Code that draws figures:
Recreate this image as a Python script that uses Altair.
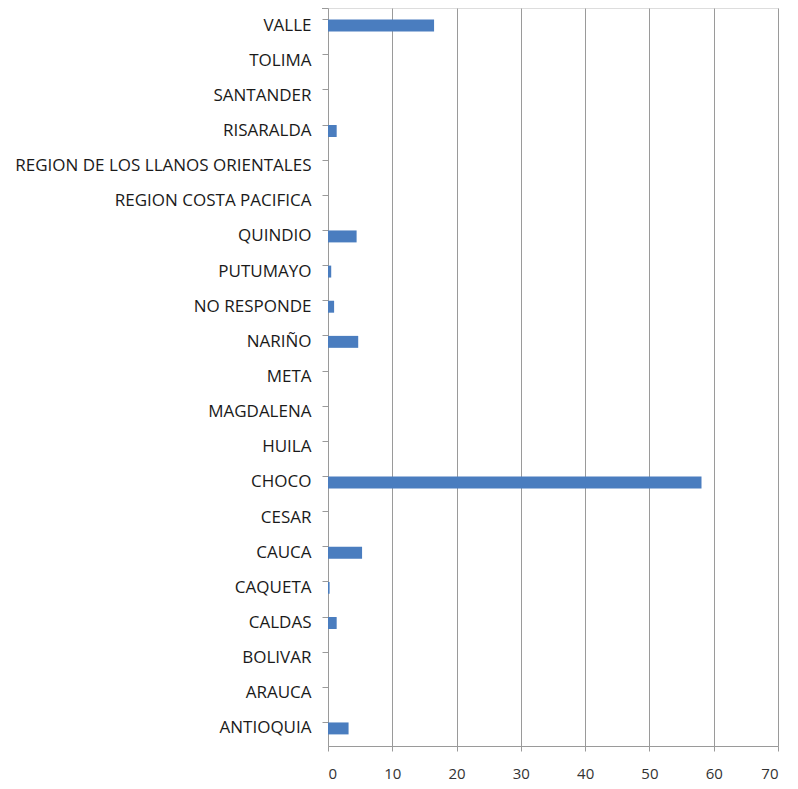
import altair as alt
import pandas as pd

categories = ["VALLE", "TOLIMA", "SANTANDER", "RISARALDA",
              "REGION DE LOS LLANOS ORIENTALES", "REGION COSTA PACIFICA",
              "QUINDIO", "PUTUMAYO", "NO RESPONDE", "NARIÑO", "META",
              "MAGDALENA", "HUILA", "CHOCO", "CESAR", "CAUCA", "CAQUETA",
              "CALDAS", "BOLIVAR", "ARAUCA", "ANTIOQUIA"]
values = [16.5, 0, 0, 1.35, 0, 0, 4.45, 0.5, 0.95, 4.7, 0, 0, 0, 58.1, 0,
          5.3, 0.25, 1.35, 0, 0, 3.2]

df = pd.DataFrame({"dept": categories, "val": values})

font = "Open Sans"

bars = alt.Chart(df).mark_bar(color="#4a7dbf").encode(
    x=alt.X("val:Q",
            scale=alt.Scale(domain=[0, 70], nice=False),
            axis=alt.Axis(values=[0, 10, 20, 30, 40, 50, 60, 70],
                          title=None, grid=True, gridColor="#9a9a9a",
                          gridWidth=1, domainColor="#9a9a9a",
                          tickColor="#9a9a9a", tickSize=5,
                          labelFont=font, labelFontSize=15,
                          labelColor="#333333", labelPadding=15)),
    y=alt.Y("dept:N", sort=categories,
            scale=alt.Scale(paddingInner=0.66, paddingOuter=0.33),
            axis=alt.Axis(title=None, domainColor="#9a9a9a",
                          tickColor="#9a9a9a", tickSize=6, bandPosition=0,
                          labelFont=font, labelFontSize=17, labelLimit=400,
                          labelColor="#1a1a1a", labelPadding=11,
                          labelBaseline="middle")),
)

top_tick = alt.Chart(df).mark_rule(color="#9a9a9a").encode(
    x=alt.value(-6), x2=alt.value(0), y=alt.value(0)
)

chart = alt.layer(bars, top_tick).properties(
    width=450, height=738,
    autosize=alt.AutoSizeParams(type="none"),
    padding={"left": 320, "top": 0, "right": 12, "bottom": 35},
).configure_view(stroke=None).configure(background="white")

chart.save("out.html", embed_options={"renderer": "svg", "actions": False})
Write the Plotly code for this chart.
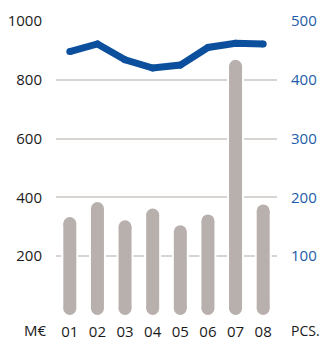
import plotly.graph_objects as go

categories = ["01", "02", "03", "04", "05", "06", "07", "08"]
bar_values = [333, 384, 322, 362, 305, 342, 868, 376]      # M€ (left axis)
line_values = [448, 461, 434, 420, 425, 455, 462, 461]      # pcs. (right axis)
left_ticks = [200, 400, 600, 800, 1000]
right_ticks = [100, 200, 300, 400, 500]

BAR_COLOR = "#b8b0ad"
LINE_COLOR = "#0b4f9d"
RIGHT_TXT = "#1b5ca8"
TXT = "#1a1a1a"
GRID = "#d8d4d1"
FONT = "Open Sans"

ML, MR, MT, MB = 56, 46, 21, 28
W, H = 323, 343
pw = W - ML - MR
ph = H - MT - MB
Y_MAX = 1000

BAR_PX = 13          # bar thickness in px
HALO_PX = 17         # white halo thickness in px (breaks gridlines)
px_per_unit = ph / Y_MAX
r = (BAR_PX / 2) / px_per_unit   # cap radius in data units


def capsule_xy(values, radius):
    xs, ys = [], []
    for c, v in zip(categories, values):
        xs += [c, c, None]
        ys += [radius, v - radius, None]
    return xs, ys


fig = go.Figure()

# white halo behind bars
hx, hy = capsule_xy(bar_values, r)
fig.add_trace(go.Scatter(
    x=hx, y=hy, mode="lines+markers", connectgaps=False,
    line=dict(color="white", width=HALO_PX),
    marker=dict(color="white", size=HALO_PX, line=dict(width=0)),
    yaxis="y", hoverinfo="skip", showlegend=False))

# the bars, drawn as round-capped capsules
bx, by = capsule_xy(bar_values, r)
fig.add_trace(go.Scatter(
    x=bx, y=by, mode="lines+markers", connectgaps=False,
    line=dict(color=BAR_COLOR, width=BAR_PX),
    marker=dict(color=BAR_COLOR, size=BAR_PX, line=dict(width=0)),
    yaxis="y", hoverinfo="skip", showlegend=False))

fig.add_trace(go.Scatter(
    x=categories, y=line_values, mode="lines+markers",
    line=dict(color=LINE_COLOR, width=7),
    marker=dict(color=LINE_COLOR, size=7, line=dict(width=0)),
    yaxis="y2", showlegend=False))

fig.update_layout(
    width=W, height=H,
    margin=dict(l=ML, r=MR, t=MT, b=MB, pad=0, autoexpand=False),
    paper_bgcolor="white", plot_bgcolor="white",
    font=dict(family=FONT, size=15, color=TXT),
    xaxis=dict(type="category", categoryarray=categories, range=[-0.5, 7.5],
               showgrid=False, zeroline=False, showline=False, automargin=False,
               ticks="", ticklabelstandoff=6, tickfont=dict(size=15, color=TXT),
               fixedrange=True),
    yaxis=dict(range=[0, Y_MAX], tickvals=left_ticks, showgrid=True, automargin=False,
               gridcolor=GRID, gridwidth=2, zeroline=False, showline=False,
               ticks="", ticklabelstandoff=13, tickfont=dict(size=15, color=TXT)),
    yaxis2=dict(range=[0, Y_MAX / 2], tickvals=right_ticks, overlaying="y", side="right",
                showgrid=False, zeroline=False, showline=False, ticks="",
                automargin=False,
                ticklabelstandoff=13, tickfont=dict(size=15, color=RIGHT_TXT)),
    annotations=[
        dict(text="M€", x=(35 - ML) / pw, y=(H - MB - 330) / ph, xref="paper",
             yref="paper", xanchor="center", yanchor="middle", showarrow=False,
             font=dict(size=15, color=TXT)),
        dict(text="PCS.", x=(305 - ML) / pw, y=(H - MB - 330) / ph, xref="paper",
             yref="paper", xanchor="center", yanchor="middle", showarrow=False,
             font=dict(size=14, color=TXT)),
    ],
)

fig.write_html("out.html")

Work to be completed:
Copy every line of the data exactly as written, excluding the pictures.

Exercise result:
Recreate this image as a Python script that uses Altair.
import altair as alt
import pandas as pd

categories = ["VALLE", "TOLIMA", "SANTANDER", "RISARALDA",
              "REGION DE LOS LLANOS ORIENTALES", "REGION COSTA PACIFICA",
              "QUINDIO", "PUTUMAYO", "NO RESPONDE", "NARIÑO", "META",
              "MAGDALENA", "HUILA", "CHOCO", "CESAR", "CAUCA", "CAQUETA",
              "CALDAS", "BOLIVAR", "ARAUCA", "ANTIOQUIA"]
values = [16.5, 0, 0, 1.35, 0, 0, 4.45, 0.5, 0.95, 4.7, 0, 0, 0, 58.1, 0,
          5.3, 0.25, 1.35, 0, 0, 3.2]

df = pd.DataFrame({"dept": categories, "val": values})

font = "Open Sans"

bars = alt.Chart(df).mark_bar(color="#4a7dbf").encode(
    x=alt.X("val:Q",
            scale=alt.Scale(domain=[0, 70], nice=False),
            axis=alt.Axis(values=[0, 10, 20, 30, 40, 50, 60, 70],
                          title=None, grid=True, gridColor="#9a9a9a",
                          gridWidth=1, domainColor="#9a9a9a",
                          tickColor="#9a9a9a", tickSize=5,
                          labelFont=font, labelFontSize=15,
                          labelColor="#333333", labelPadding=15)),
    y=alt.Y("dept:N", sort=categories,
            scale=alt.Scale(paddingInner=0.66, paddingOuter=0.33),
            axis=alt.Axis(title=None, domainColor="#9a9a9a",
                          tickColor="#9a9a9a", tickSize=6, bandPosition=0,
                          labelFont=font, labelFontSize=17, labelLimit=400,
                          labelColor="#1a1a1a", labelPadding=11,
                          labelBaseline="middle")),
)

top_tick = alt.Chart(df).mark_rule(color="#9a9a9a").encode(
    x=alt.value(-6), x2=alt.value(0), y=alt.value(0)
)

chart = alt.layer(bars, top_tick).properties(
    width=450, height=738,
    autosize=alt.AutoSizeParams(type="none"),
    padding={"left": 320, "top": 0, "right": 12, "bottom": 35},
).configure_view(stroke=None).configure(background="white")

chart.save("out.html", embed_options={"renderer": "svg", "actions": False})
Write the Plotly code for this chart.
import plotly.graph_objects as go

categories = ["01", "02", "03", "04", "05", "06", "07", "08"]
bar_values = [333, 384, 322, 362, 305, 342, 868, 376]      # M€ (left axis)
line_values = [448, 461, 434, 420, 425, 455, 462, 461]      # pcs. (right axis)
left_ticks = [200, 400, 600, 800, 1000]
right_ticks = [100, 200, 300, 400, 500]

BAR_COLOR = "#b8b0ad"
LINE_COLOR = "#0b4f9d"
RIGHT_TXT = "#1b5ca8"
TXT = "#1a1a1a"
GRID = "#d8d4d1"
FONT = "Open Sans"

ML, MR, MT, MB = 56, 46, 21, 28
W, H = 323, 343
pw = W - ML - MR
ph = H - MT - MB
Y_MAX = 1000

BAR_PX = 13          # bar thickness in px
HALO_PX = 17         # white halo thickness in px (breaks gridlines)
px_per_unit = ph / Y_MAX
r = (BAR_PX / 2) / px_per_unit   # cap radius in data units


def capsule_xy(values, radius):
    xs, ys = [], []
    for c, v in zip(categories, values):
        xs += [c, c, None]
        ys += [radius, v - radius, None]
    return xs, ys


fig = go.Figure()

# white halo behind bars
hx, hy = capsule_xy(bar_values, r)
fig.add_trace(go.Scatter(
    x=hx, y=hy, mode="lines+markers", connectgaps=False,
    line=dict(color="white", width=HALO_PX),
    marker=dict(color="white", size=HALO_PX, line=dict(width=0)),
    yaxis="y", hoverinfo="skip", showlegend=False))

# the bars, drawn as round-capped capsules
bx, by = capsule_xy(bar_values, r)
fig.add_trace(go.Scatter(
    x=bx, y=by, mode="lines+markers", connectgaps=False,
    line=dict(color=BAR_COLOR, width=BAR_PX),
    marker=dict(color=BAR_COLOR, size=BAR_PX, line=dict(width=0)),
    yaxis="y", hoverinfo="skip", showlegend=False))

fig.add_trace(go.Scatter(
    x=categories, y=line_values, mode="lines+markers",
    line=dict(color=LINE_COLOR, width=7),
    marker=dict(color=LINE_COLOR, size=7, line=dict(width=0)),
    yaxis="y2", showlegend=False))

fig.update_layout(
    width=W, height=H,
    margin=dict(l=ML, r=MR, t=MT, b=MB, pad=0, autoexpand=False),
    paper_bgcolor="white", plot_bgcolor="white",
    font=dict(family=FONT, size=15, color=TXT),
    xaxis=dict(type="category", categoryarray=categories, range=[-0.5, 7.5],
               showgrid=False, zeroline=False, showline=False, automargin=False,
               ticks="", ticklabelstandoff=6, tickfont=dict(size=15, color=TXT),
               fixedrange=True),
    yaxis=dict(range=[0, Y_MAX], tickvals=left_ticks, showgrid=True, automargin=False,
               gridcolor=GRID, gridwidth=2, zeroline=False, showline=False,
               ticks="", ticklabelstandoff=13, tickfont=dict(size=15, color=TXT)),
    yaxis2=dict(range=[0, Y_MAX / 2], tickvals=right_ticks, overlaying="y", side="right",
                showgrid=False, zeroline=False, showline=False, ticks="",
                automargin=False,
                ticklabelstandoff=13, tickfont=dict(size=15, color=RIGHT_TXT)),
    annotations=[
        dict(text="M€", x=(35 - ML) / pw, y=(H - MB - 330) / ph, xref="paper",
             yref="paper", xanchor="center", yanchor="middle", showarrow=False,
             font=dict(size=15, color=TXT)),
        dict(text="PCS.", x=(305 - ML) / pw, y=(H - MB - 330) / ph, xref="paper",
             yref="paper", xanchor="center", yanchor="middle", showarrow=False,
             font=dict(size=14, color=TXT)),
    ],
)

fig.write_html("out.html")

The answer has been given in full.